→ Problem to solve
Look through the material below. Copy every line with the string "this" in it.

→ Raw data

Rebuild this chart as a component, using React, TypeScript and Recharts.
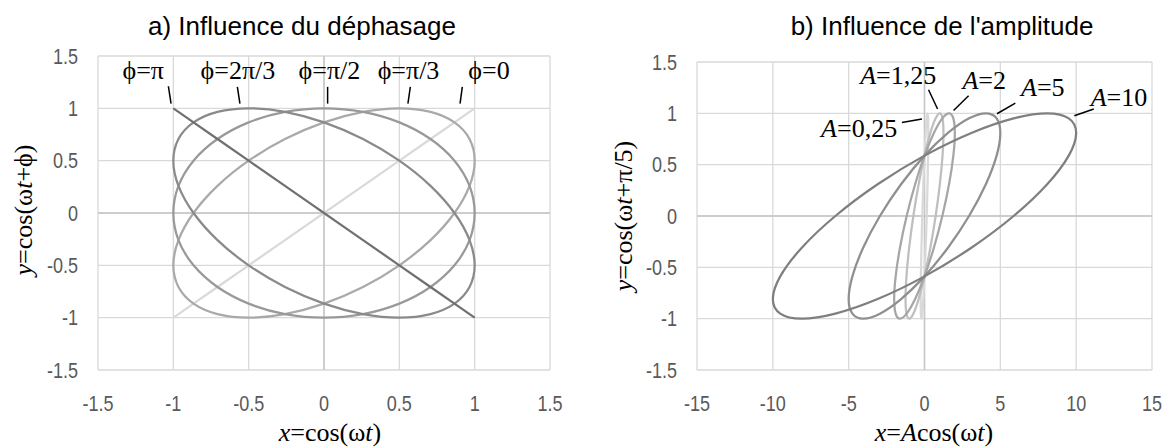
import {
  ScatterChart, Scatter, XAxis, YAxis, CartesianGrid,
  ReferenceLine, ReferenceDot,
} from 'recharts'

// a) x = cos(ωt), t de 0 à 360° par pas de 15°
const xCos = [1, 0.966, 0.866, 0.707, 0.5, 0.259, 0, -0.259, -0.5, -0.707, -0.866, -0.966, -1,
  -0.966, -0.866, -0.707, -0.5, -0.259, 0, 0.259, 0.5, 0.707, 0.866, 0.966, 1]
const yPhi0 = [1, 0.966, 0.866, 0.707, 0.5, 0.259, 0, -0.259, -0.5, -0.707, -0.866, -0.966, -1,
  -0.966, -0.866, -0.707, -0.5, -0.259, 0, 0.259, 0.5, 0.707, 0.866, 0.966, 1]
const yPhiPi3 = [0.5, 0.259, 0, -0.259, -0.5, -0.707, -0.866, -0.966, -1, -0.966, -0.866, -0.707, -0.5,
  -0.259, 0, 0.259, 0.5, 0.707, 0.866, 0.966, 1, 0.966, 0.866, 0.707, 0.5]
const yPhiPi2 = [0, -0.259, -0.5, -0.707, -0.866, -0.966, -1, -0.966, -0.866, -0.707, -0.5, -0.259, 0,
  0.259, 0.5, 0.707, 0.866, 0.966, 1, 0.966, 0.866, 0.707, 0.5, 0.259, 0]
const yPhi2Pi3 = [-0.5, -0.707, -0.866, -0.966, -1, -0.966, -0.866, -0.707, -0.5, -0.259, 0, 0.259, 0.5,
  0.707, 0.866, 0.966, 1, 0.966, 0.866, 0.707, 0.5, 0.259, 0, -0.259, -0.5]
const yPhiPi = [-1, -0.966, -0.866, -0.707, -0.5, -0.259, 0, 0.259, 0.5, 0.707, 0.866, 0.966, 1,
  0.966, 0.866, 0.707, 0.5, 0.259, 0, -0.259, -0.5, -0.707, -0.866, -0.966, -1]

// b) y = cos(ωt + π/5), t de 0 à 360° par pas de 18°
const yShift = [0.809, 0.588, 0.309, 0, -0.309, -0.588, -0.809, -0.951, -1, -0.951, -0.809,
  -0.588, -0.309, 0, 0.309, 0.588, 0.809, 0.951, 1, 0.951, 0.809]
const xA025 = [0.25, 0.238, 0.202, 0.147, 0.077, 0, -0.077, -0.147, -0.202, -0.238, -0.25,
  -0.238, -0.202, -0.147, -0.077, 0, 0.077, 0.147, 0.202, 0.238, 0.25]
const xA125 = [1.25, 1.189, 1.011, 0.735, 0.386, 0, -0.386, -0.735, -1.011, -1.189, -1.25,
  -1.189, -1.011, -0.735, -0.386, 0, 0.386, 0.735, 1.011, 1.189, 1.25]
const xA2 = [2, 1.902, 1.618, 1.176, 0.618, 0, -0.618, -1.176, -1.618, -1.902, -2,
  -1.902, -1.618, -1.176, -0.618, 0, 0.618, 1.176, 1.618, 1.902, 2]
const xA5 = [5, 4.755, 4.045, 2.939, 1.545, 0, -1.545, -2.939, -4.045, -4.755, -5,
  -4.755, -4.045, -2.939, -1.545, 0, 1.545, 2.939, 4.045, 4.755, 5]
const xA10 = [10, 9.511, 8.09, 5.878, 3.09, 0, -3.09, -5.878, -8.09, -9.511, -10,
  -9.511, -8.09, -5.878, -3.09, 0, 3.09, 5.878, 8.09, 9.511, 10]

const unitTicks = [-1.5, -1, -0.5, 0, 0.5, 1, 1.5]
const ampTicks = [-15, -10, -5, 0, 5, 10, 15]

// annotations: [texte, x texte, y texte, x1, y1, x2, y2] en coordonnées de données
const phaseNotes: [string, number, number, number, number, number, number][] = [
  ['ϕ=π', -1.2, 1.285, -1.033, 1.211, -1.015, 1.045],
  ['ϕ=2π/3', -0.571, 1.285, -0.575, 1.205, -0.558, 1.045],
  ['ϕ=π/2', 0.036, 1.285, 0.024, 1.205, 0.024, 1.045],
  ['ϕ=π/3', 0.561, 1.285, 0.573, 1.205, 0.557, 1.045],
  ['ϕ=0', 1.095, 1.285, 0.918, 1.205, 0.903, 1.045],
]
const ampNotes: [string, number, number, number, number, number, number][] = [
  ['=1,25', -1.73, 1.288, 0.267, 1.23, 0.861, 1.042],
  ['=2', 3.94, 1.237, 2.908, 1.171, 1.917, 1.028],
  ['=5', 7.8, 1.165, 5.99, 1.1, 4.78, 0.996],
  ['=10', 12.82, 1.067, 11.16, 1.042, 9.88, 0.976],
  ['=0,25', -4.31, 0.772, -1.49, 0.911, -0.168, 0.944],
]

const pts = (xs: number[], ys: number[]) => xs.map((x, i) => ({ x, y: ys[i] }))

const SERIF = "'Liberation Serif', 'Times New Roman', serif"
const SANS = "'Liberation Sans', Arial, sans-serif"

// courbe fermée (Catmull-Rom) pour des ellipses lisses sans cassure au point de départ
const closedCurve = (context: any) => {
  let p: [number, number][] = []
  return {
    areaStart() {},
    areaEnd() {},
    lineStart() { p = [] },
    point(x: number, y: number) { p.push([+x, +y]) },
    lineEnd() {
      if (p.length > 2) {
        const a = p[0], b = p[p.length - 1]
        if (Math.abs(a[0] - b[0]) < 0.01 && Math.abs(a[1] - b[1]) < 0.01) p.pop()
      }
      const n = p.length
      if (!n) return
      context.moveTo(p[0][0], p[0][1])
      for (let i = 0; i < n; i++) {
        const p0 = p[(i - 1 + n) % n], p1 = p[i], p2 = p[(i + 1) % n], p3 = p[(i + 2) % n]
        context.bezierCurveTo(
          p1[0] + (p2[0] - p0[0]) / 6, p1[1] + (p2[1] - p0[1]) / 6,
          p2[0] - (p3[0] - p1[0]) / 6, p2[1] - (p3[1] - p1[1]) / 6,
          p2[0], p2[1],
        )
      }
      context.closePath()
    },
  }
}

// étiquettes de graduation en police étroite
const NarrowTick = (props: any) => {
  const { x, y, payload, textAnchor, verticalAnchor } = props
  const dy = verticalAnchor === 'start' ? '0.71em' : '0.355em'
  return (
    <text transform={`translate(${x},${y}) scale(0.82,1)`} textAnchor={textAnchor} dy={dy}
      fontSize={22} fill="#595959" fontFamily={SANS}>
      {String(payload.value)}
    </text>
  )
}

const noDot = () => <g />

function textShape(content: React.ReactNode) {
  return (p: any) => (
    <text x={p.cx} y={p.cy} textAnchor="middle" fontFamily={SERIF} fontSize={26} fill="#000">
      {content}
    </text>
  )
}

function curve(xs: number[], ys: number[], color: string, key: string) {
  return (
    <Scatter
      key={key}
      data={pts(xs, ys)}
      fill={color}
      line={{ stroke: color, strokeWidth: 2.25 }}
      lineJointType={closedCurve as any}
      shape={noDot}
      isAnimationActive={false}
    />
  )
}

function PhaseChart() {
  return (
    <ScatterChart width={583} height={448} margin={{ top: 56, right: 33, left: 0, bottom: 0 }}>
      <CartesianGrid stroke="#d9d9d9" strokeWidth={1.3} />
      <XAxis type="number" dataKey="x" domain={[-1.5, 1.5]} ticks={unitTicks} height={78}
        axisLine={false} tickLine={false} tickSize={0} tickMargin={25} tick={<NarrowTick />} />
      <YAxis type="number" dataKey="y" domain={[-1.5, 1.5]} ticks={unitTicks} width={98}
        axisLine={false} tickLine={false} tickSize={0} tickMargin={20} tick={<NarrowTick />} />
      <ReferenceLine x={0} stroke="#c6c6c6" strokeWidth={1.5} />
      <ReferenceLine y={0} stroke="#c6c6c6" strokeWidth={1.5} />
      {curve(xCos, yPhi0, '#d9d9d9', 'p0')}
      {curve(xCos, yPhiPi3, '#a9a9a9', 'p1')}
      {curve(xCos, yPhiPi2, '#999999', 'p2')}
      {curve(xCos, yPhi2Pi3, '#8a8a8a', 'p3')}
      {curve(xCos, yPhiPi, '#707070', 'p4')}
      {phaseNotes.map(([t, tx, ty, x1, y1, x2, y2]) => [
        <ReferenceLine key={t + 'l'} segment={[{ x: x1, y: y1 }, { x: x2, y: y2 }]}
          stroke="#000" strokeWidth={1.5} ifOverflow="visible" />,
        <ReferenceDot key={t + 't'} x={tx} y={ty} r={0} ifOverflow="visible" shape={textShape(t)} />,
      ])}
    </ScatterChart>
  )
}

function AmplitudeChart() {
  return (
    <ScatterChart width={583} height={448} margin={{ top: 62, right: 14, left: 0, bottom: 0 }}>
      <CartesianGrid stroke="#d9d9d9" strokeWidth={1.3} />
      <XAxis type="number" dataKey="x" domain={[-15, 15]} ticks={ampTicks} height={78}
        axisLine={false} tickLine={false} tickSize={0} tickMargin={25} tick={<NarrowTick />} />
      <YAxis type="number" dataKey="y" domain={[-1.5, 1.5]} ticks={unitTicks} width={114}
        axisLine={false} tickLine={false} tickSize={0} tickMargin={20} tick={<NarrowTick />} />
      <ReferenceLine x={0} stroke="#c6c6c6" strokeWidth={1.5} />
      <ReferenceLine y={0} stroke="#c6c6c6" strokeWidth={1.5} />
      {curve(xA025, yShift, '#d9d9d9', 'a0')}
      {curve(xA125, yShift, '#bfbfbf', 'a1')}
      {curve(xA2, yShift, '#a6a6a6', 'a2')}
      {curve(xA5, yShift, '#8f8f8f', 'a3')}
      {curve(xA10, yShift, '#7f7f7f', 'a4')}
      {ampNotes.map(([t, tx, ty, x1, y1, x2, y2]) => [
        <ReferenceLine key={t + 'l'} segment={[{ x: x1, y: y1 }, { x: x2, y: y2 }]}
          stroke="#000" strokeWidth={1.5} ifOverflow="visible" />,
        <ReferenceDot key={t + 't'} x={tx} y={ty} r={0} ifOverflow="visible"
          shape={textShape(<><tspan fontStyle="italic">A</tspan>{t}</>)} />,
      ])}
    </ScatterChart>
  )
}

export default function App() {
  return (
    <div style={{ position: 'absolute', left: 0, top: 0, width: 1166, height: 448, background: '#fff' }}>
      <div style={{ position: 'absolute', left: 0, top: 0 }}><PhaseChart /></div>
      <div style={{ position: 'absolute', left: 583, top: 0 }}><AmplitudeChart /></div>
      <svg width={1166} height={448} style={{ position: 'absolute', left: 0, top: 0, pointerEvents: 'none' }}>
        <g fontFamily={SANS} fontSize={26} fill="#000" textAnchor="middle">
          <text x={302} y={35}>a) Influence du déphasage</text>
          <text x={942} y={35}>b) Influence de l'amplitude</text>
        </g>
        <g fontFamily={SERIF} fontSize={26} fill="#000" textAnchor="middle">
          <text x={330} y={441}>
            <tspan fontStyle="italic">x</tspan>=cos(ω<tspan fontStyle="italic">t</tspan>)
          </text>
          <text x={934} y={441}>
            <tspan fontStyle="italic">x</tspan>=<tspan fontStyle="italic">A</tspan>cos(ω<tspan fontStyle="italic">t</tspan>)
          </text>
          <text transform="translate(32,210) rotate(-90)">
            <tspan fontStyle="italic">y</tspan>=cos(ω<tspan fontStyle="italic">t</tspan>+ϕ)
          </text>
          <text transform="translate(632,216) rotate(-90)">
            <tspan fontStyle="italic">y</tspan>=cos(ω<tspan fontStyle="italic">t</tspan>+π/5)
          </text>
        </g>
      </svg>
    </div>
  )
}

* * *

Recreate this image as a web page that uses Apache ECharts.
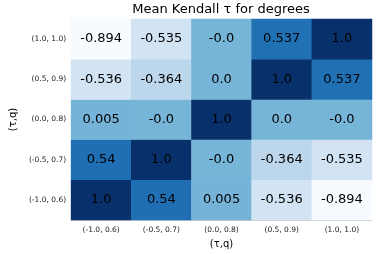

→ Reply
Rebuild this chart as a component, using React, TypeScript and Recharts.
Recreate this image as a web page that uses Apache ECharts.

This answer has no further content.